PROVIDED DATA:

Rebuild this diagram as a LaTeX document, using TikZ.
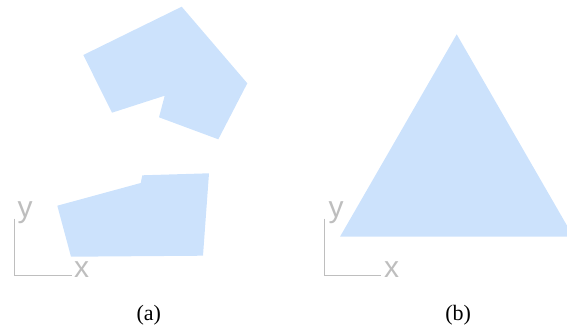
\documentclass[tikz,border=0pt]{standalone}
\usepackage{fontspec}
\setmainfont{Liberation Serif}
\newfontfamily\axisfont{Liberation Sans}
\definecolor{shapefill}{RGB}{204,226,252}
\definecolor{axisgray}{RGB}{190,190,190}
\begin{document}
\begin{tikzpicture}[x=1pt,y=-1pt,
  shapestyle/.style={fill=shapefill,draw=none},
  axisline/.style={draw=axisgray,line width=0.8pt},
  axislabel/.style={inner sep=0pt,anchor=base west,text=axisgray,font=\axisfont\fontsize{30}{30}\selectfont},
  caption/.style={inner sep=0pt,anchor=base,font=\fontsize{22}{22}\selectfont}]
\useasboundingbox (0,0) rectangle (567,327);
% (a) upper polygon
\fill[shapestyle] (83.3,55) -- (181.7,6.7) -- (247.3,83.3) -- (218.3,139.3) -- (159,117.3) -- (164.7,95.7) -- (112,112.7) -- cycle;
% (a) lower polygon
\fill[shapestyle] (57.3,205.7) -- (140.7,183) -- (142.3,175.3) -- (209,173.3) -- (203,255.7) -- (71,256.7) -- cycle;
% (b) triangle
\fill[shapestyle] (456.7,34.3) -- (573.4,236.7) -- (340,236.7) -- cycle;
% axes (a)
\coordinate (ay) at (14.7,218.5);
\coordinate (ao) at (14.7,275.2);
\coordinate (ax) at (71.5,275.2);
\draw[axisline] (ay) -- (ao) -- (ax);
\node[axislabel] (aylab) at (17.5,217.5) {y};
\node[axislabel] (axlab) at (74,277.5) {x};
% axes (b)
\coordinate (by) at (324.3,218.5);
\coordinate (bo) at (324.3,275.2);
\coordinate (bx) at (381,275.2);
\draw[axisline] (by) -- (bo) -- (bx);
\node[axislabel] (bylab) at (328.5,217.5) {y};
\node[axislabel] (bxlab) at (384,277.5) {x};
% captions
\node[caption] (capa) at (148.8,320) {(a)};
\node[caption] (capb) at (458.2,320) {(b)};
\end{tikzpicture}
\end{document}
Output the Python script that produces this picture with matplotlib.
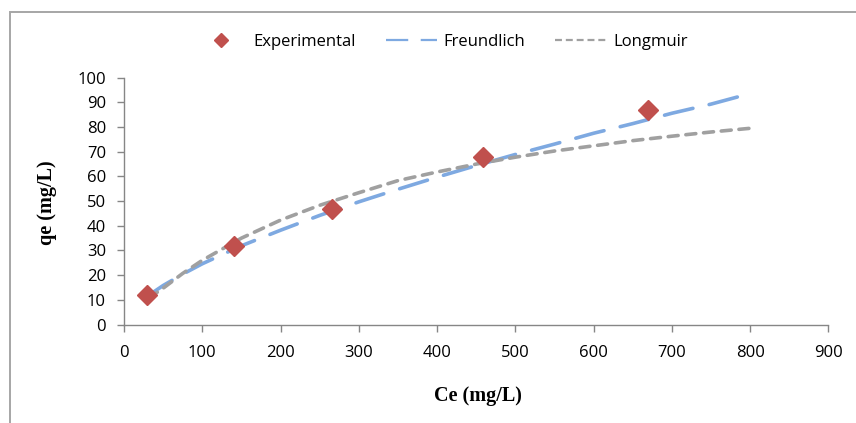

GOAL:
Retype all of the entries exactly as written, leaving out any images.

OUTPUT:
Rebuild this diagram as a LaTeX document, using TikZ.
\documentclass[tikz,border=0pt]{standalone}
\usepackage{fontspec}
\setmainfont{Liberation Serif}
\newfontfamily\axisfont{Liberation Sans}
\definecolor{shapefill}{RGB}{204,226,252}
\definecolor{axisgray}{RGB}{190,190,190}
\begin{document}
\begin{tikzpicture}[x=1pt,y=-1pt,
  shapestyle/.style={fill=shapefill,draw=none},
  axisline/.style={draw=axisgray,line width=0.8pt},
  axislabel/.style={inner sep=0pt,anchor=base west,text=axisgray,font=\axisfont\fontsize{30}{30}\selectfont},
  caption/.style={inner sep=0pt,anchor=base,font=\fontsize{22}{22}\selectfont}]
\useasboundingbox (0,0) rectangle (567,327);
% (a) upper polygon
\fill[shapestyle] (83.3,55) -- (181.7,6.7) -- (247.3,83.3) -- (218.3,139.3) -- (159,117.3) -- (164.7,95.7) -- (112,112.7) -- cycle;
% (a) lower polygon
\fill[shapestyle] (57.3,205.7) -- (140.7,183) -- (142.3,175.3) -- (209,173.3) -- (203,255.7) -- (71,256.7) -- cycle;
% (b) triangle
\fill[shapestyle] (456.7,34.3) -- (573.4,236.7) -- (340,236.7) -- cycle;
% axes (a)
\coordinate (ay) at (14.7,218.5);
\coordinate (ao) at (14.7,275.2);
\coordinate (ax) at (71.5,275.2);
\draw[axisline] (ay) -- (ao) -- (ax);
\node[axislabel] (aylab) at (17.5,217.5) {y};
\node[axislabel] (axlab) at (74,277.5) {x};
% axes (b)
\coordinate (by) at (324.3,218.5);
\coordinate (bo) at (324.3,275.2);
\coordinate (bx) at (381,275.2);
\draw[axisline] (by) -- (bo) -- (bx);
\node[axislabel] (bylab) at (328.5,217.5) {y};
\node[axislabel] (bxlab) at (384,277.5) {x};
% captions
\node[caption] (capa) at (148.8,320) {(a)};
\node[caption] (capb) at (458.2,320) {(b)};
\end{tikzpicture}
\end{document}
Output the Python script that produces this picture with matplotlib.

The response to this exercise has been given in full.